Lobbying is another an issue because the UN Intergovernmental Negotiating Committee doesn’t have conflict-of-interest policies. This gives the industry scope to play a powerful role in shaping the treaty. The latest session saw more industry representatives than from all 27 European Union states, small island and developing states, scientists and frontline communities combined. Some member state representatives came from the fossil fuel industry.

The industry’s influence also comes from its abundant financial resources and decades-old biased narratives. It lobbies heavily for false solutions such as recycling and technological fixes while resisting real solutions like limits on production.

How has the US government’s position affected negotiations?

Every state has the power to influence the treaty because of the consensus procedure. But the USA’s cooperation is particularly important because it is a global leader and one of the largest producers of plastics and plastic waste.

The US position is a threat to an effective treaty because it has consistently opposed binding limits on plastic production and has instead promoted a treaty built around national action plans, waste management and product design such as recycled content. This position, which has deepened under the Trump administration, emboldens other major producers to resist upstream control.

How much space does civil society have to contribute to the negotiations?

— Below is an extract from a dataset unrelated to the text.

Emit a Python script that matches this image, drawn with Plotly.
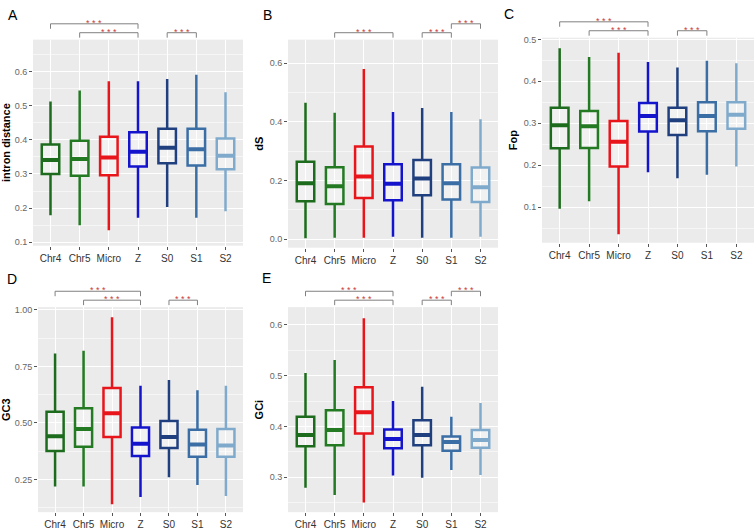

Civil society has the potential to contribute, but its space is constrained. Civil society organisations, Indigenous leaders, waste picker groups and scientists can register as observers of negotiations and have opportunities to make interventions in plenary sessions. They can organise side events and press conferences, publish reports and engage directly with delegations. However, access to contact groups, where the most detailed negotiations occur, is limited. Contact groups often run out of time and roll over into informal meetings that are closed off to observers. There have been ad hoc sessions outside of the formal negotiations, including one that took place in Bangkok, Thailand in August 2024.

Civil society has a critical role to play in keeping ambition on the table and providing technical expertise. But the structural limits of the process and the influence of the industry, which can sometimes include pressure and intimidation, often blunt its impact.

What’s the current state of negotiations?

Contrary to the prevailing narrative that the negotiations have failed, we would say that if anything, negotiations have so far been successful at preventing a weak treaty being passed. And the process isn’t over yet.

If states are unable to reach consensus through the UN process, there are several alternatives. The first is extending the mandate of the current negotiations, but with reforms such as voting rules to allow a strong majority to adopt a treaty text even if a few states object. This is in line with other multilateral environmental agreements.

Another possibility is using existing agreements such as the Basel Convention, which regulates the international waste trade, to regulate the trade of plastic waste and hazardous additives. However, this pathway would not deliver the comprehensive lifecycle controls or global production limits needed.

A third pathway is for a coalition of ambitious states to move ahead with a separate treaty outside the UN process, creating a ‘plurilateral’ agreement. This would be both faster and potentially more ambitious, but would lack universal coverage. Nevertheless, a coalition could create incentives such as trade measures to encourage others to join over time.

Time will tell how negotiations unfold, but one thing is for sure: a majority of states and civil society will keep striving for a progressive global plastics treaty.